Domestic Help

1 Jun

Kirsten Dunst in the Mona Lisa Smile (film)

I wonder if the abolitionists, the democrats, the socialists, knew exactly what they were getting themselves into when the dreamt up the equality of humanity. In stories you always read about the aristocrats not lifting a finger at the chores, so very preoccupied were they by ‘higher pursuit’, business, military enterprises (which sometimes were one with business), science, philosophy, women. The women too, in needlework and the ordering of a household, the sort of pleasure we in our age can only find in the arrangement of our reserves in computer games, in the practical business of running a work team.

Of course, housework was harder then – more time consuming. It was due to the reordering of the world, where households became more or less independent and the picture of family we saw were not confined to the abject poor who were made to scrub out other people’s toiletry or the rich who hired these people as their help.
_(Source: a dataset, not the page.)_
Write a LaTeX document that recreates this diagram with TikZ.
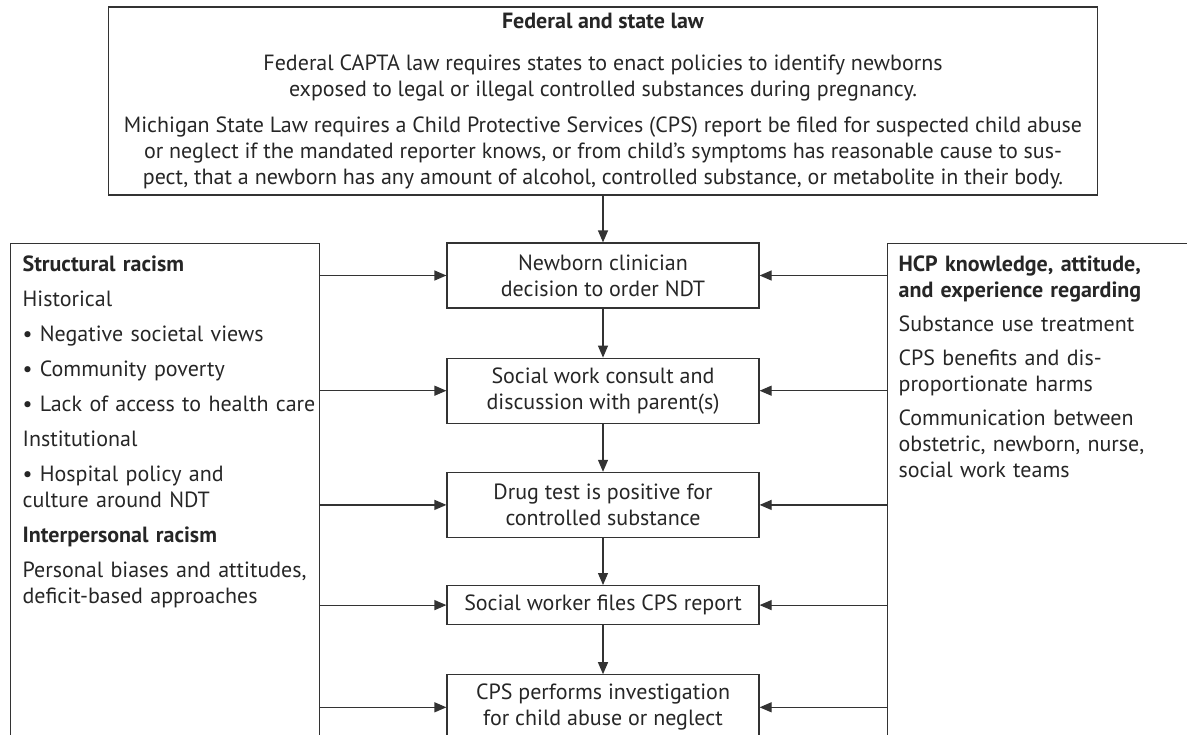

The world became fairer – women of a family were to do their own linens, and then came the washing machines, the dish-driers, the vacuum cleaner, the stronger cleaning detergents and more robust cloth of which one did not need to hand wash. And they arose not due to the outcry of servants – they did away with the need of servants after the middle class was conceived. Indeed, if we were to continue in that age I doubt the need of such practical household items such as synthetic sponges would appear. In fact, it would be against the social system – a vacuum cleaner would do away with at least two servants for a medium sized mansion – and then what would they do?

Housework became easier, and more women became liberated enough to think, as their richer counterparts had started doing at least half a century earlier. And this they thought – if I could advise my husband on his work, then it proves I am not entirely incapable, and I can possibly do his work.

And it was not so shocking for the husbands, for at this moment the idea became more and more conceivable in our female population, the men became too preoccupied by their own affairs – the war. So that without much fight the women were made to sit in the factories and do the work of the men previously denied then. And their men came back to find their work taken from them, or done as well by their wives, or they did not come back at all. And so it was that women kept their foot in the doorway thrust upon them, suddenly satisfied by a sense of independence previously denied them. And both couples were expected to work, and then both couples were expected to share the housework – it became a criteria for choosing a mate, unless you were the few filthy rich who could hire help.

And somehow, for some inexplicable reason, the world became so that it became necessary for both husband and wife to work in many families, at least in countries that had embraced capitalism with their heart and soul. For life was becoming more extravagant – it was expected that life should be so lived, with the advertisements becoming much more skilled at coming at us sideways, entrapping our hearts and our purse-strings so that we stopped thinking, we stopped looking at each other, we stopped being us so long as the increasing baubles in our lives kept us feeling the sense of well being that more than a century ago was denied all of us except the nobility. Now we have it. Commercialism. And we can’t go back, at least consciously, for our eyes our glued to the TV set and our hands to our bags of chips. We don’t have time to think being so exhausted at work, feeding the huge engine of material need that pulses through our society so that our hearts can keep pounding. That’s what they tell us, anyway. Toeing the party line, being a consumer, it is an all consuming activity that requires we consume ourselves before being allowed to consume other. Ask the telemarketer, the gussied up woman with the quietly desperate eyes pushing makeup at her brand name cosmetics counter, satisfying herself on the freebies the company offers her, the way a synthetic silk nightgown swims through her fingers as her hard earned money swims out again to offer her the image of the beautiful woman she sees all day in her work on billboards, the image of the perfect woman who can really enjoy her life. If I’m beautiful I will be happy. Or so they tell us.

And strangely, we don’t realize that we’re being forced to work now, both of us. We don’t realize that we’re the new domestic help. And we’re accepting of this, coming home to sit in front of televisions blaring music from people in mansions. Dreaming of their life, not realizing that it is us who put them there.

I’ve wondered sometimes, as I’m doing the laundry, and feeling totally bored by the process, whether it wouldn’t be nice to have some help. I imagine a world where this is possible, and I look at myself. I realize that I’d either not have to touch a dish cloth, ever, be allowed to wallow in my books, or I’d be always the one with the mop, the hanger, the scrub, with my hair tied out of my eyes and forehead picking off clothes my inconsiderate bosses leave lying around on the floor. There would only be two options, and I shudder. If I do not want these extreme alternatives for myself, would I want it for others?